-- Start of Information provided --
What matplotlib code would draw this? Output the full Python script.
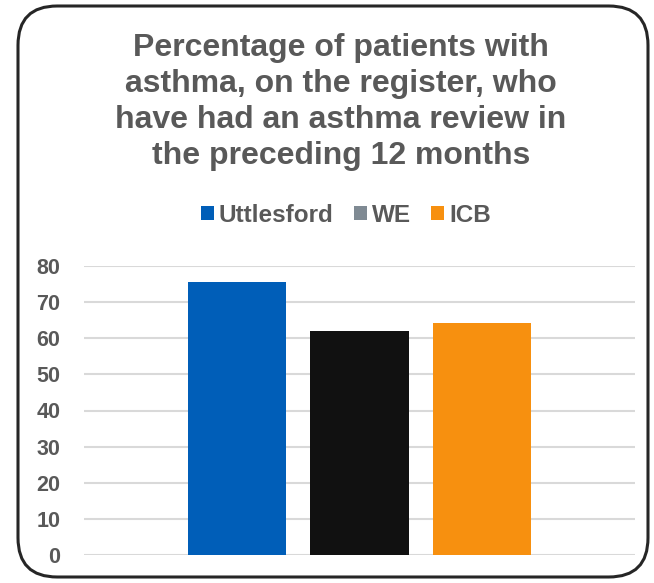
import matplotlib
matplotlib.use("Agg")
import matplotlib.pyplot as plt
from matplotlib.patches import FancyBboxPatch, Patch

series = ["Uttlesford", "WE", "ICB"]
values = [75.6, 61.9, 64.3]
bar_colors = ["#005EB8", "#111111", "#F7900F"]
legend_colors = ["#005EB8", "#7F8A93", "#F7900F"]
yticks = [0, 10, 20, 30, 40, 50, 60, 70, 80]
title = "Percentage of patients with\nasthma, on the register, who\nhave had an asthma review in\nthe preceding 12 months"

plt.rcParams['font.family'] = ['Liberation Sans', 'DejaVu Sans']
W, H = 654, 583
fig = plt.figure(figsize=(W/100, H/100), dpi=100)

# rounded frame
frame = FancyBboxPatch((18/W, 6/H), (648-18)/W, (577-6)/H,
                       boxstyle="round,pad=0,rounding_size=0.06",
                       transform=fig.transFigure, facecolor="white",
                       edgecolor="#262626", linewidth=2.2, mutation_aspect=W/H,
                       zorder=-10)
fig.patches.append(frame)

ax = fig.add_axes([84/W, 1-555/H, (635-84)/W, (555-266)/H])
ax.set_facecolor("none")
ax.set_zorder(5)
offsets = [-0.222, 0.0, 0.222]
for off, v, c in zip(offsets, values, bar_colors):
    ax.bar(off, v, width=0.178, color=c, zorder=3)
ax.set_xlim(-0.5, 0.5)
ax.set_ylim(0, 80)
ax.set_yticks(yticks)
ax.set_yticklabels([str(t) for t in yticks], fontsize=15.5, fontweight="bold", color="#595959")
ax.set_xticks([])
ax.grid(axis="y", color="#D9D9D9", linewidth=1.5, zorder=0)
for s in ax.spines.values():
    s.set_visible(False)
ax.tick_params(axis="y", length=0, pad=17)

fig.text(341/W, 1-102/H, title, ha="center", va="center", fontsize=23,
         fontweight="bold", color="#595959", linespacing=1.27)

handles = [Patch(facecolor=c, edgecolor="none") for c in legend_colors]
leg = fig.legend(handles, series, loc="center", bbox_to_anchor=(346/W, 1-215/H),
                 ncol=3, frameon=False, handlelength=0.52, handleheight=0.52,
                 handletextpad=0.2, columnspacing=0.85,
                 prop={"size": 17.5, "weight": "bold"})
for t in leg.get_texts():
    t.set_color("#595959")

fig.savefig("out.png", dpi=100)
-- End of Information provided --
> What you have to do
Exclude the images, then output the data above word for word.

> Expected answer
What matplotlib code would draw this? Output the full Python script.
import matplotlib
matplotlib.use("Agg")
import matplotlib.pyplot as plt
from matplotlib.patches import FancyBboxPatch, Patch

series = ["Uttlesford", "WE", "ICB"]
values = [75.6, 61.9, 64.3]
bar_colors = ["#005EB8", "#111111", "#F7900F"]
legend_colors = ["#005EB8", "#7F8A93", "#F7900F"]
yticks = [0, 10, 20, 30, 40, 50, 60, 70, 80]
title = "Percentage of patients with\nasthma, on the register, who\nhave had an asthma review in\nthe preceding 12 months"

plt.rcParams['font.family'] = ['Liberation Sans', 'DejaVu Sans']
W, H = 654, 583
fig = plt.figure(figsize=(W/100, H/100), dpi=100)

# rounded frame
frame = FancyBboxPatch((18/W, 6/H), (648-18)/W, (577-6)/H,
                       boxstyle="round,pad=0,rounding_size=0.06",
                       transform=fig.transFigure, facecolor="white",
                       edgecolor="#262626", linewidth=2.2, mutation_aspect=W/H,
                       zorder=-10)
fig.patches.append(frame)

ax = fig.add_axes([84/W, 1-555/H, (635-84)/W, (555-266)/H])
ax.set_facecolor("none")
ax.set_zorder(5)
offsets = [-0.222, 0.0, 0.222]
for off, v, c in zip(offsets, values, bar_colors):
    ax.bar(off, v, width=0.178, color=c, zorder=3)
ax.set_xlim(-0.5, 0.5)
ax.set_ylim(0, 80)
ax.set_yticks(yticks)
ax.set_yticklabels([str(t) for t in yticks], fontsize=15.5, fontweight="bold", color="#595959")
ax.set_xticks([])
ax.grid(axis="y", color="#D9D9D9", linewidth=1.5, zorder=0)
for s in ax.spines.values():
    s.set_visible(False)
ax.tick_params(axis="y", length=0, pad=17)

fig.text(341/W, 1-102/H, title, ha="center", va="center", fontsize=23,
         fontweight="bold", color="#595959", linespacing=1.27)

handles = [Patch(facecolor=c, edgecolor="none") for c in legend_colors]
leg = fig.legend(handles, series, loc="center", bbox_to_anchor=(346/W, 1-215/H),
                 ncol=3, frameon=False, handlelength=0.52, handleheight=0.52,
                 handletextpad=0.2, columnspacing=0.85,
                 prop={"size": 17.5, "weight": "bold"})
for t in leg.get_texts():
    t.set_color("#595959")

fig.savefig("out.png", dpi=100)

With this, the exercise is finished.